What We Do About It at Mosaic
I'm not going to pretend we've solved this. We haven't. But here's what we do: we negotiate rates based on deliverables and engagement, not follower count alone. We push back when brands offer lower rates to diverse creators. We have difficult conversations. Regularly.
And honestly? We've lost business over it. There have been brands who've gone with another agency because we wouldn't agree to pay a Black creator less than a white creator for the same work. That stings. Financially and otherwise. But I can sleep at night, so there's that.
Amani always says that the point of Mosaic isn't just to get diverse creators into campaigns — it's to make sure they're valued equally once they're there. That sounds obvious. It really should be obvious. But if it were, I wouldn't need to write this article.
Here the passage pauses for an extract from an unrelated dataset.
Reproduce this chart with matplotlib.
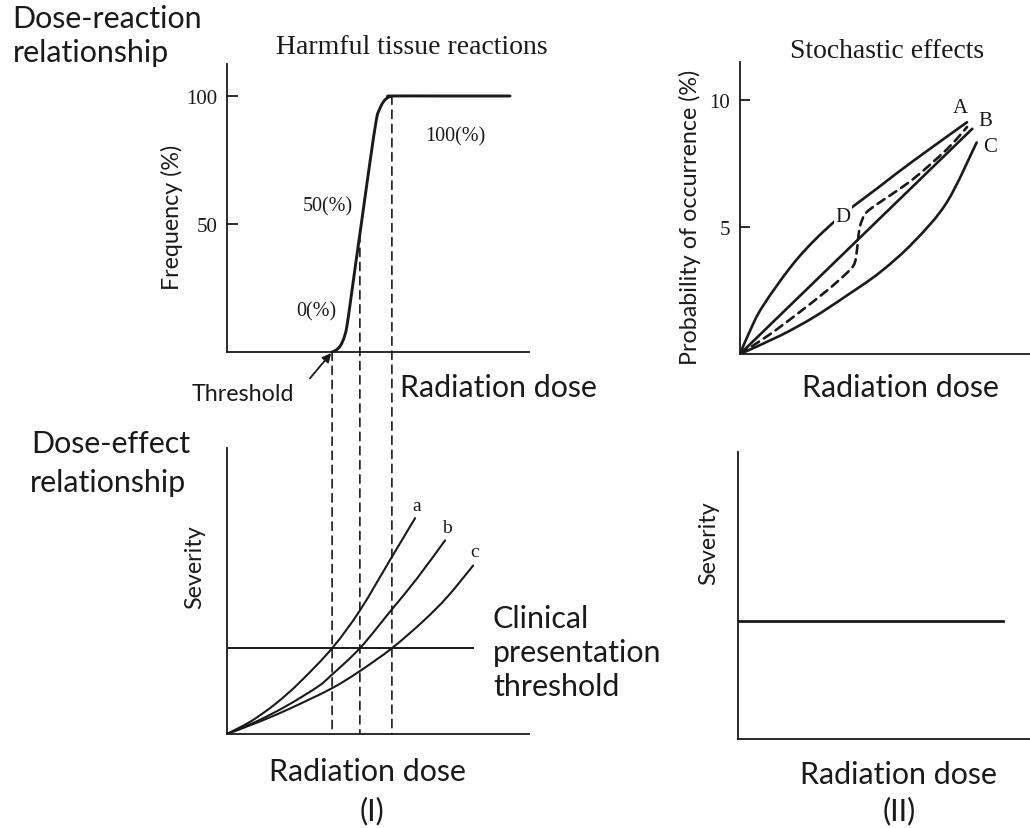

To the Creators Reading This
Know your worth. And I don't mean that in a motivational poster way. I mean literally know the market rate for your deliverables at your audience size with your engagement rate. There are resources out there now — rate calculators, creator communities, transparency databases. Use them. And if a brand offers you significantly less than market rate, push back. Or walk away. Or come talk to us.
The creator economy has the potential to be genuinely democratising. Anyone with a phone and a perspective can build an audience and get paid for their work. That's incredible. But potential isn't the same as reality. And until the pay gap closes — really closes, not just in press releases — we've got work to do.
I'll keep making spreadsheets.
Maria D. is Creator Coordinator at Mosaic Collective. She has strong opinions about rate transparency and even stronger opinions about people who don't reply to emails.